Data extracted from a collection
((

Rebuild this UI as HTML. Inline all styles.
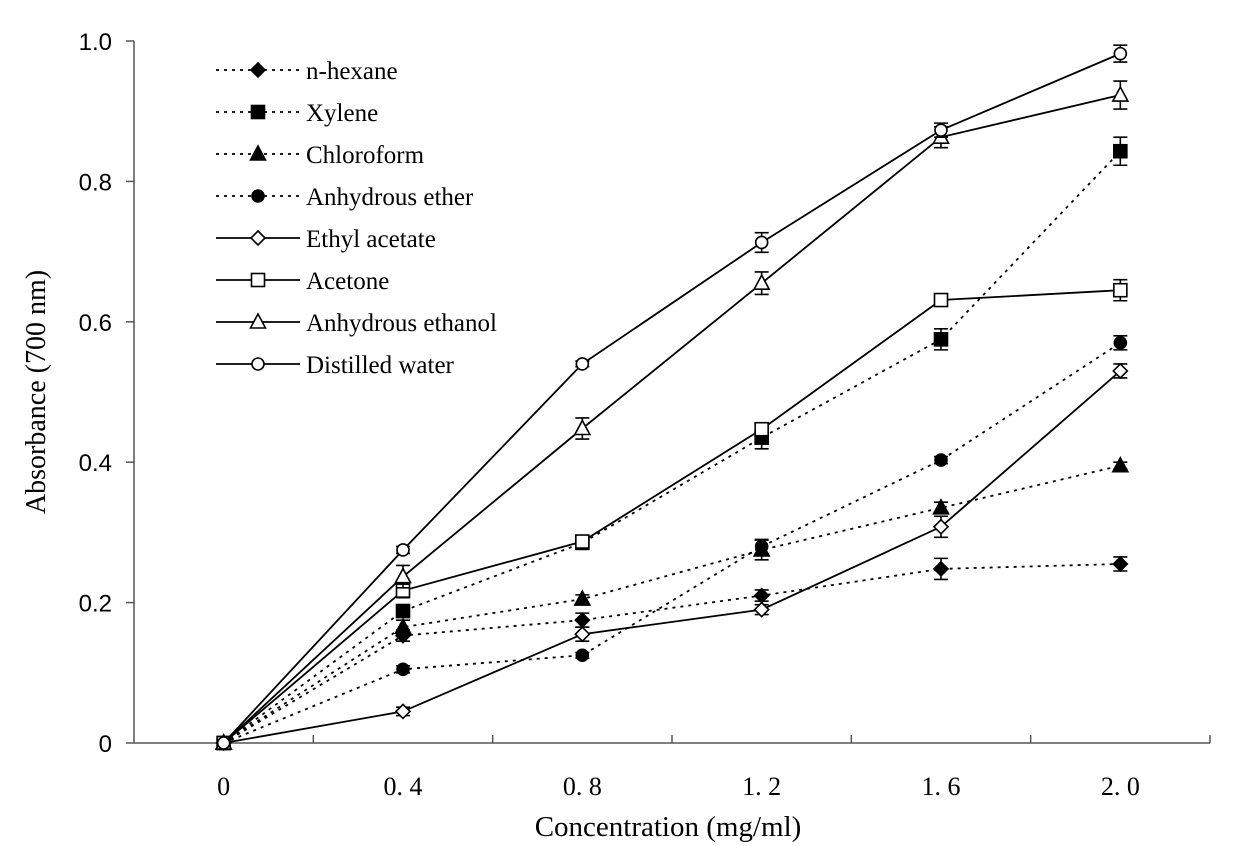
<!DOCTYPE html>
<html><head><meta charset="utf-8"><style>body{margin:0;background:#fff}svg{display:block}</style></head>
<body>
<svg id="chart" width="1233" height="846" xmlns="http://www.w3.org/2000/svg">
<g id="axes"></g>
<g id="series"></g>
<g id="legend"></g>
<text x="668" y="836" text-anchor="middle" font-family="Liberation Serif, serif" font-size="29">Concentration (mg/ml)</text>
<text transform="translate(45,392) rotate(-90)" text-anchor="middle" font-family="Liberation Serif, serif" font-size="28">Absorbance (700 nm)</text>
</svg>
<script>
const categories = ["0","0. 4","0. 8","1. 2","1. 6","2. 0"];
const yTicks = [0,0.2,0.4,0.6,0.8,1.0];
const yTickLabels = ["0","0.2","0.4","0.6","0.8","1.0"];
const seriesNames = ["n-hexane","Xylene","Chloroform","Anhydrous ether","Ethyl acetate","Acetone","Anhydrous ethanol","Distilled water"];
const nHexane = [0,0.153,0.175,0.21,0.248,0.255];
const xylene = [0,0.188,0.285,0.435,0.575,0.843];
const chloroform = [0,0.165,0.205,0.275,0.335,0.395];
const ether = [0,0.105,0.125,0.28,0.403,0.57];
const ethylAcetate = [0,0.045,0.155,0.19,0.308,0.53];
const acetone = [0,0.217,0.287,0.447,0.631,0.645];
const ethanol = [0,0.237,0.448,0.655,0.863,0.923];
const water = [0,0.275,0.54,0.713,0.873,0.982];
const errHexane = [0,0.008,0.01,0.008,0.015,0.01];
const errXylene = [0,0.008,0.005,0.016,0.015,0.02];
const errChloro = [0,0.01,0.006,0.014,0.008,0.005];
const errEther = [0,0.005,0.004,0.01,0.005,0.01];
const errEthyl = [0,0.006,0.01,0.007,0.015,0.01];
const errAcetone = [0,0.01,0.004,0.008,0.005,0.015];
const errEthanol = [0,0.016,0.015,0.016,0.015,0.02];
const errWater = [0,0.005,0.004,0.014,0.01,0.012];

const NS="http://www.w3.org/2000/svg";
const X0=134,X1=1210,Y0=743,Y1=41;
const xs=i=>X0+(X1-X0)/6*(i+0.5);
const ys=v=>Y0-(v/1.0)*(Y0-Y1);
function mk(tag,attrs,parent){const e=document.createElementNS(NS,tag);for(const k in attrs)e.setAttribute(k,attrs[k]);parent.appendChild(e);return e;}
const axes=document.getElementById('axes');
let a=mk('line',{x1:X0,y1:Y1,x2:X0,y2:Y0,stroke:'#555','stroke-width':1.5},axes);

a=mk('line',{x1:X0,y1:Y0,x2:X1,y2:Y0,stroke:'#555','stroke-width':1.5},axes);

yTicks.forEach((v,i)=>{
  const t=mk('line',{x1:X0-8,x2:X0,y1:ys(v),y2:ys(v),stroke:'#555','stroke-width':1.5},axes);
  
  const l=mk('text',{x:X0-22,y:ys(v)+9,'text-anchor':'end','font-family':'Liberation Sans, sans-serif','font-size':24},axes);
  l.textContent=yTickLabels[i];
  
});
for(let i=1;i<=6;i++){
  const x=X0+(X1-X0)/6*i;
  const t=mk('line',{x1:x,x2:x,y1:Y0-8,y2:Y0,stroke:'#555','stroke-width':1.5},axes);
  
}
categories.forEach((c,i)=>{
  const l=mk('text',{x:xs(i),y:795,'text-anchor':'middle','font-family':'Liberation Serif, serif','font-size':26},axes);
  l.textContent=c;
  
});
const all=[nHexane,xylene,chloroform,ether,ethylAcetate,acetone,ethanol,water];
const errs=[errHexane,errXylene,errChloro,errEther,errEthyl,errAcetone,errEthanol,errWater];
const markers=['diamond','square','triangle','circle','diamond','square','triangle','circle'];
const filled=[1,1,1,1,0,0,0,0];
function marker(g,type,fill,x,y){
  const f=fill?'#000':'#fff';let m;
  if(type==='diamond')m=mk('polygon',{points:`${x},${y-7} ${x+7},${y} ${x},${y+7} ${x-7},${y}`,fill:f,stroke:'#000','stroke-width':1.6},g);
  else if(type==='square')m=mk('rect',{x:x-6.5,y:y-6.5,width:13,height:13,fill:f,stroke:'#000','stroke-width':1.6},g);
  else if(type==='triangle')m=mk('polygon',{points:`${x},${y-8} ${x+7.5},${y+6} ${x-7.5},${y+6}`,fill:f,stroke:'#000','stroke-width':1.6},g);
  else m=mk('circle',{cx:x,cy:y,r:6,fill:f,stroke:'#000','stroke-width':1.6},g);
  return m;
}
const sg=document.getElementById('series');
const lg=document.getElementById('legend');
all.forEach((vals,s)=>{
  const g=mk('g',{},sg);
  
  
  const dash=filled[s]?'3,5':'none';
  const p=mk('polyline',{points:vals.map((v,i)=>xs(i)+','+ys(v)).join(' '),fill:'none',stroke:'#000','stroke-width':1.8,'stroke-dasharray':dash},g);
  
  vals.forEach((v,i)=>{
    const e=errs[s][i];
    if(e>0){
      const x=xs(i);
      const eb=mk('path',{d:`M${x},${ys(v+e)}V${ys(v-e)}M${x-7},${ys(v+e)}H${x+7}M${x-7},${ys(v-e)}H${x+7}`,stroke:'#000','stroke-width':1.6,fill:'none'},g);
      
    }
    const m=marker(g,markers[s],filled[s],xs(i),ys(v));
    
  });
  const ly=70+s*42;
  const le=mk('g',{},lg);
  
  mk('line',{x1:216,x2:300,y1:ly,y2:ly,stroke:'#000','stroke-width':1.8,'stroke-dasharray':filled[s]?'3,5':'none'},le);
  marker(le,markers[s],filled[s],258,ly);
  const t=mk('text',{x:306,y:ly+9,'font-family':'Liberation Serif, serif','font-size':25},le);
  t.textContent=seriesNames[s];
});
</script>
</body></html>
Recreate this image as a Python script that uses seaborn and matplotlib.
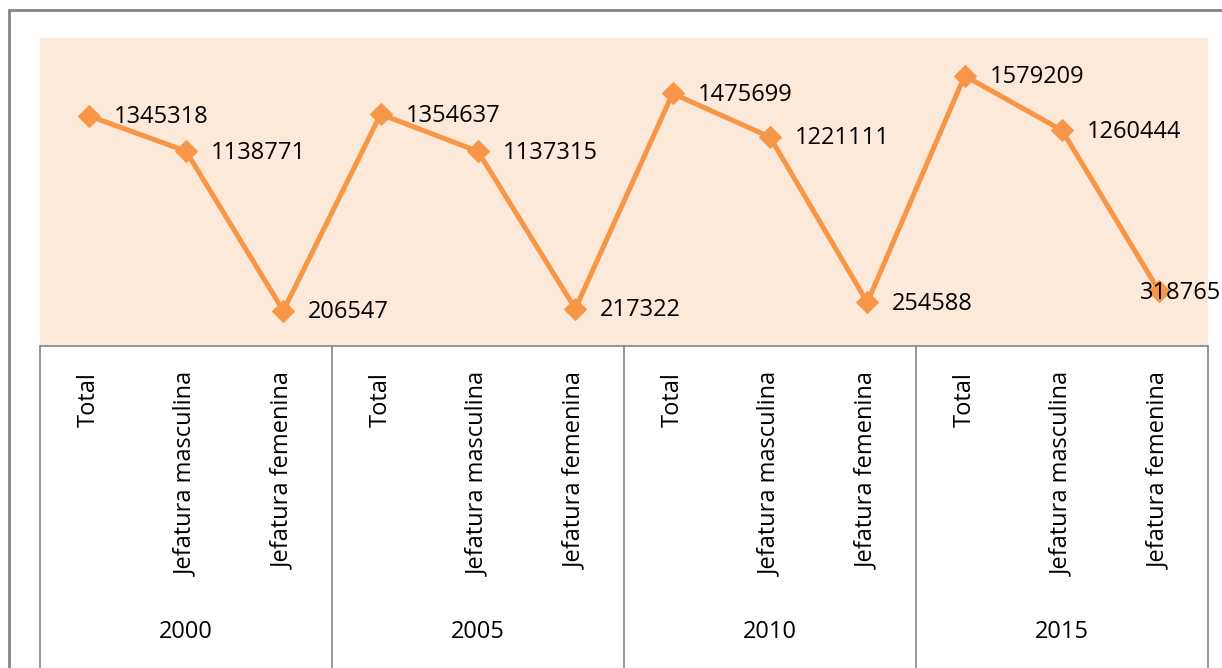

))

Copy each line of the records precisely and drop any images they hold.

Rebuild this UI as HTML. Inline all styles.
<!DOCTYPE html>
<html><head><meta charset="utf-8"><style>body{margin:0;background:#fff}svg{display:block}</style></head>
<body>
<svg id="chart" width="1233" height="846" xmlns="http://www.w3.org/2000/svg">
<g id="axes"></g>
<g id="series"></g>
<g id="legend"></g>
<text x="668" y="836" text-anchor="middle" font-family="Liberation Serif, serif" font-size="29">Concentration (mg/ml)</text>
<text transform="translate(45,392) rotate(-90)" text-anchor="middle" font-family="Liberation Serif, serif" font-size="28">Absorbance (700 nm)</text>
</svg>
<script>
const categories = ["0","0. 4","0. 8","1. 2","1. 6","2. 0"];
const yTicks = [0,0.2,0.4,0.6,0.8,1.0];
const yTickLabels = ["0","0.2","0.4","0.6","0.8","1.0"];
const seriesNames = ["n-hexane","Xylene","Chloroform","Anhydrous ether","Ethyl acetate","Acetone","Anhydrous ethanol","Distilled water"];
const nHexane = [0,0.153,0.175,0.21,0.248,0.255];
const xylene = [0,0.188,0.285,0.435,0.575,0.843];
const chloroform = [0,0.165,0.205,0.275,0.335,0.395];
const ether = [0,0.105,0.125,0.28,0.403,0.57];
const ethylAcetate = [0,0.045,0.155,0.19,0.308,0.53];
const acetone = [0,0.217,0.287,0.447,0.631,0.645];
const ethanol = [0,0.237,0.448,0.655,0.863,0.923];
const water = [0,0.275,0.54,0.713,0.873,0.982];
const errHexane = [0,0.008,0.01,0.008,0.015,0.01];
const errXylene = [0,0.008,0.005,0.016,0.015,0.02];
const errChloro = [0,0.01,0.006,0.014,0.008,0.005];
const errEther = [0,0.005,0.004,0.01,0.005,0.01];
const errEthyl = [0,0.006,0.01,0.007,0.015,0.01];
const errAcetone = [0,0.01,0.004,0.008,0.005,0.015];
const errEthanol = [0,0.016,0.015,0.016,0.015,0.02];
const errWater = [0,0.005,0.004,0.014,0.01,0.012];

const NS="http://www.w3.org/2000/svg";
const X0=134,X1=1210,Y0=743,Y1=41;
const xs=i=>X0+(X1-X0)/6*(i+0.5);
const ys=v=>Y0-(v/1.0)*(Y0-Y1);
function mk(tag,attrs,parent){const e=document.createElementNS(NS,tag);for(const k in attrs)e.setAttribute(k,attrs[k]);parent.appendChild(e);return e;}
const axes=document.getElementById('axes');
let a=mk('line',{x1:X0,y1:Y1,x2:X0,y2:Y0,stroke:'#555','stroke-width':1.5},axes);

a=mk('line',{x1:X0,y1:Y0,x2:X1,y2:Y0,stroke:'#555','stroke-width':1.5},axes);

yTicks.forEach((v,i)=>{
  const t=mk('line',{x1:X0-8,x2:X0,y1:ys(v),y2:ys(v),stroke:'#555','stroke-width':1.5},axes);
  
  const l=mk('text',{x:X0-22,y:ys(v)+9,'text-anchor':'end','font-family':'Liberation Sans, sans-serif','font-size':24},axes);
  l.textContent=yTickLabels[i];
  
});
for(let i=1;i<=6;i++){
  const x=X0+(X1-X0)/6*i;
  const t=mk('line',{x1:x,x2:x,y1:Y0-8,y2:Y0,stroke:'#555','stroke-width':1.5},axes);
  
}
categories.forEach((c,i)=>{
  const l=mk('text',{x:xs(i),y:795,'text-anchor':'middle','font-family':'Liberation Serif, serif','font-size':26},axes);
  l.textContent=c;
  
});
const all=[nHexane,xylene,chloroform,ether,ethylAcetate,acetone,ethanol,water];
const errs=[errHexane,errXylene,errChloro,errEther,errEthyl,errAcetone,errEthanol,errWater];
const markers=['diamond','square','triangle','circle','diamond','square','triangle','circle'];
const filled=[1,1,1,1,0,0,0,0];
function marker(g,type,fill,x,y){
  const f=fill?'#000':'#fff';let m;
  if(type==='diamond')m=mk('polygon',{points:`${x},${y-7} ${x+7},${y} ${x},${y+7} ${x-7},${y}`,fill:f,stroke:'#000','stroke-width':1.6},g);
  else if(type==='square')m=mk('rect',{x:x-6.5,y:y-6.5,width:13,height:13,fill:f,stroke:'#000','stroke-width':1.6},g);
  else if(type==='triangle')m=mk('polygon',{points:`${x},${y-8} ${x+7.5},${y+6} ${x-7.5},${y+6}`,fill:f,stroke:'#000','stroke-width':1.6},g);
  else m=mk('circle',{cx:x,cy:y,r:6,fill:f,stroke:'#000','stroke-width':1.6},g);
  return m;
}
const sg=document.getElementById('series');
const lg=document.getElementById('legend');
all.forEach((vals,s)=>{
  const g=mk('g',{},sg);
  
  
  const dash=filled[s]?'3,5':'none';
  const p=mk('polyline',{points:vals.map((v,i)=>xs(i)+','+ys(v)).join(' '),fill:'none',stroke:'#000','stroke-width':1.8,'stroke-dasharray':dash},g);
  
  vals.forEach((v,i)=>{
    const e=errs[s][i];
    if(e>0){
      const x=xs(i);
      const eb=mk('path',{d:`M${x},${ys(v+e)}V${ys(v-e)}M${x-7},${ys(v+e)}H${x+7}M${x-7},${ys(v-e)}H${x+7}`,stroke:'#000','stroke-width':1.6,fill:'none'},g);
      
    }
    const m=marker(g,markers[s],filled[s],xs(i),ys(v));
    
  });
  const ly=70+s*42;
  const le=mk('g',{},lg);
  
  mk('line',{x1:216,x2:300,y1:ly,y2:ly,stroke:'#000','stroke-width':1.8,'stroke-dasharray':filled[s]?'3,5':'none'},le);
  marker(le,markers[s],filled[s],258,ly);
  const t=mk('text',{x:306,y:ly+9,'font-family':'Liberation Serif, serif','font-size':25},le);
  t.textContent=seriesNames[s];
});
</script>
</body></html>
Recreate this image as a Python script that uses seaborn and matplotlib.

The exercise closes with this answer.